#### Data lines ####
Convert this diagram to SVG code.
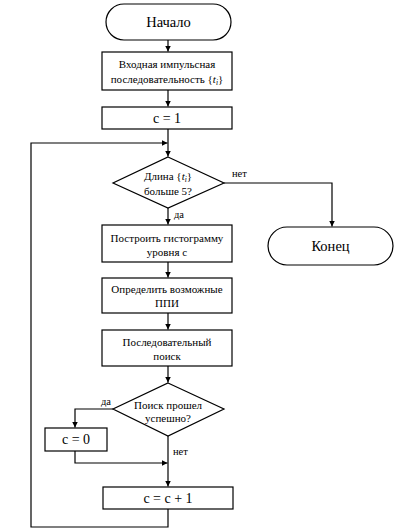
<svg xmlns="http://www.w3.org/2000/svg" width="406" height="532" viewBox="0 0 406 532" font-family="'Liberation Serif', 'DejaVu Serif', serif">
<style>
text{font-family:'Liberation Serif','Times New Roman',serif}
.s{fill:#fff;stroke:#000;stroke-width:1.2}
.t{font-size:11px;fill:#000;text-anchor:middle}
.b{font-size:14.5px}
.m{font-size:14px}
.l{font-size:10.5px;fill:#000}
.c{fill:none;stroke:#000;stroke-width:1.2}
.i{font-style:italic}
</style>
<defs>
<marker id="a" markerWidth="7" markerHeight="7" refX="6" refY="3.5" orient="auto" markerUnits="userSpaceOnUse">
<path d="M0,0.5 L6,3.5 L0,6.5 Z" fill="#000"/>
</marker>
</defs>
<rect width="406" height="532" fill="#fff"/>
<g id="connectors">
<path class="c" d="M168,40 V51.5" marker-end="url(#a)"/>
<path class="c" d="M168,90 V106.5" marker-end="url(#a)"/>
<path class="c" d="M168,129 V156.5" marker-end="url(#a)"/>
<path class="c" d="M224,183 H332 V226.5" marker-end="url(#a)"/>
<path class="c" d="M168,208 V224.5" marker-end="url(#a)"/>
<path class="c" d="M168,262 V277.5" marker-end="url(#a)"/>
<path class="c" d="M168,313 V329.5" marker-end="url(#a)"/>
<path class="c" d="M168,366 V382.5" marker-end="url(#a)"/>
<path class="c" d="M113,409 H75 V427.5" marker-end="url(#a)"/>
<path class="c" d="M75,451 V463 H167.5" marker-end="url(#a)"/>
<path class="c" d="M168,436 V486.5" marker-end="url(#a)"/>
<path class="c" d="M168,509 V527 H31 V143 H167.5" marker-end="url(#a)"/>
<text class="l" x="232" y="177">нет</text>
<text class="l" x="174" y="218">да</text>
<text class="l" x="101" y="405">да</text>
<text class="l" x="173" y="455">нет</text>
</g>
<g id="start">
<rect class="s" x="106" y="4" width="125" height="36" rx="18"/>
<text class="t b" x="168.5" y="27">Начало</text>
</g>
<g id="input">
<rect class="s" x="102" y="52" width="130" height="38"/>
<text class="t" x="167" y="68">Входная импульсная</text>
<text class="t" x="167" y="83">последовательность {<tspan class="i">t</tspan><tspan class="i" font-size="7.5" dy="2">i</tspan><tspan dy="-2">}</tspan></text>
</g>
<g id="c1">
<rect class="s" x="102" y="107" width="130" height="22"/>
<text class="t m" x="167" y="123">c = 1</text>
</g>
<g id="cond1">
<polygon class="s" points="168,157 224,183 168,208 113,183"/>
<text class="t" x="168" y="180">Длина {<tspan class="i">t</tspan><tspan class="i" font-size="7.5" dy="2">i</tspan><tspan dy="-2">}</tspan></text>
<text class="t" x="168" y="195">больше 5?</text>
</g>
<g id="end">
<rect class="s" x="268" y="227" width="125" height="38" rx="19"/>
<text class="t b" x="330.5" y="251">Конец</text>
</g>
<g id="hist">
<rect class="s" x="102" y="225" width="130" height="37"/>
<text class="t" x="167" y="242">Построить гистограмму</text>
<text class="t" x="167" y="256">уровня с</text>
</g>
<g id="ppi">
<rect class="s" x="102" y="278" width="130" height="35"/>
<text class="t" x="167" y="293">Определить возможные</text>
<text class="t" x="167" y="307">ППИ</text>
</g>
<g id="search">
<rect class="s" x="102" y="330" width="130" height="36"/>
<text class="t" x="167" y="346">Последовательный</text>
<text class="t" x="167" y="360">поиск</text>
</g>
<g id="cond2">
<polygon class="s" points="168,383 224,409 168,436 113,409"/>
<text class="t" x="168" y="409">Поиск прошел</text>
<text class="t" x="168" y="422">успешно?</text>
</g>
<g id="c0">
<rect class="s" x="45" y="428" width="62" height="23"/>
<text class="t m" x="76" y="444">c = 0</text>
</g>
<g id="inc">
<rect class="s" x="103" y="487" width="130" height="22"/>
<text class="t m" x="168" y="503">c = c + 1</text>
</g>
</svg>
####
Exercise brief: Leaving out the pictures, repeat the data above exactly.

Full solution:
Convert this diagram to SVG code.
<svg xmlns="http://www.w3.org/2000/svg" width="406" height="532" viewBox="0 0 406 532" font-family="'Liberation Serif', 'DejaVu Serif', serif">
<style>
text{font-family:'Liberation Serif','Times New Roman',serif}
.s{fill:#fff;stroke:#000;stroke-width:1.2}
.t{font-size:11px;fill:#000;text-anchor:middle}
.b{font-size:14.5px}
.m{font-size:14px}
.l{font-size:10.5px;fill:#000}
.c{fill:none;stroke:#000;stroke-width:1.2}
.i{font-style:italic}
</style>
<defs>
<marker id="a" markerWidth="7" markerHeight="7" refX="6" refY="3.5" orient="auto" markerUnits="userSpaceOnUse">
<path d="M0,0.5 L6,3.5 L0,6.5 Z" fill="#000"/>
</marker>
</defs>
<rect width="406" height="532" fill="#fff"/>
<g id="connectors">
<path class="c" d="M168,40 V51.5" marker-end="url(#a)"/>
<path class="c" d="M168,90 V106.5" marker-end="url(#a)"/>
<path class="c" d="M168,129 V156.5" marker-end="url(#a)"/>
<path class="c" d="M224,183 H332 V226.5" marker-end="url(#a)"/>
<path class="c" d="M168,208 V224.5" marker-end="url(#a)"/>
<path class="c" d="M168,262 V277.5" marker-end="url(#a)"/>
<path class="c" d="M168,313 V329.5" marker-end="url(#a)"/>
<path class="c" d="M168,366 V382.5" marker-end="url(#a)"/>
<path class="c" d="M113,409 H75 V427.5" marker-end="url(#a)"/>
<path class="c" d="M75,451 V463 H167.5" marker-end="url(#a)"/>
<path class="c" d="M168,436 V486.5" marker-end="url(#a)"/>
<path class="c" d="M168,509 V527 H31 V143 H167.5" marker-end="url(#a)"/>
<text class="l" x="232" y="177">нет</text>
<text class="l" x="174" y="218">да</text>
<text class="l" x="101" y="405">да</text>
<text class="l" x="173" y="455">нет</text>
</g>
<g id="start">
<rect class="s" x="106" y="4" width="125" height="36" rx="18"/>
<text class="t b" x="168.5" y="27">Начало</text>
</g>
<g id="input">
<rect class="s" x="102" y="52" width="130" height="38"/>
<text class="t" x="167" y="68">Входная импульсная</text>
<text class="t" x="167" y="83">последовательность {<tspan class="i">t</tspan><tspan class="i" font-size="7.5" dy="2">i</tspan><tspan dy="-2">}</tspan></text>
</g>
<g id="c1">
<rect class="s" x="102" y="107" width="130" height="22"/>
<text class="t m" x="167" y="123">c = 1</text>
</g>
<g id="cond1">
<polygon class="s" points="168,157 224,183 168,208 113,183"/>
<text class="t" x="168" y="180">Длина {<tspan class="i">t</tspan><tspan class="i" font-size="7.5" dy="2">i</tspan><tspan dy="-2">}</tspan></text>
<text class="t" x="168" y="195">больше 5?</text>
</g>
<g id="end">
<rect class="s" x="268" y="227" width="125" height="38" rx="19"/>
<text class="t b" x="330.5" y="251">Конец</text>
</g>
<g id="hist">
<rect class="s" x="102" y="225" width="130" height="37"/>
<text class="t" x="167" y="242">Построить гистограмму</text>
<text class="t" x="167" y="256">уровня с</text>
</g>
<g id="ppi">
<rect class="s" x="102" y="278" width="130" height="35"/>
<text class="t" x="167" y="293">Определить возможные</text>
<text class="t" x="167" y="307">ППИ</text>
</g>
<g id="search">
<rect class="s" x="102" y="330" width="130" height="36"/>
<text class="t" x="167" y="346">Последовательный</text>
<text class="t" x="167" y="360">поиск</text>
</g>
<g id="cond2">
<polygon class="s" points="168,383 224,409 168,436 113,409"/>
<text class="t" x="168" y="409">Поиск прошел</text>
<text class="t" x="168" y="422">успешно?</text>
</g>
<g id="c0">
<rect class="s" x="45" y="428" width="62" height="23"/>
<text class="t m" x="76" y="444">c = 0</text>
</g>
<g id="inc">
<rect class="s" x="103" y="487" width="130" height="22"/>
<text class="t m" x="168" y="503">c = c + 1</text>
</g>
</svg>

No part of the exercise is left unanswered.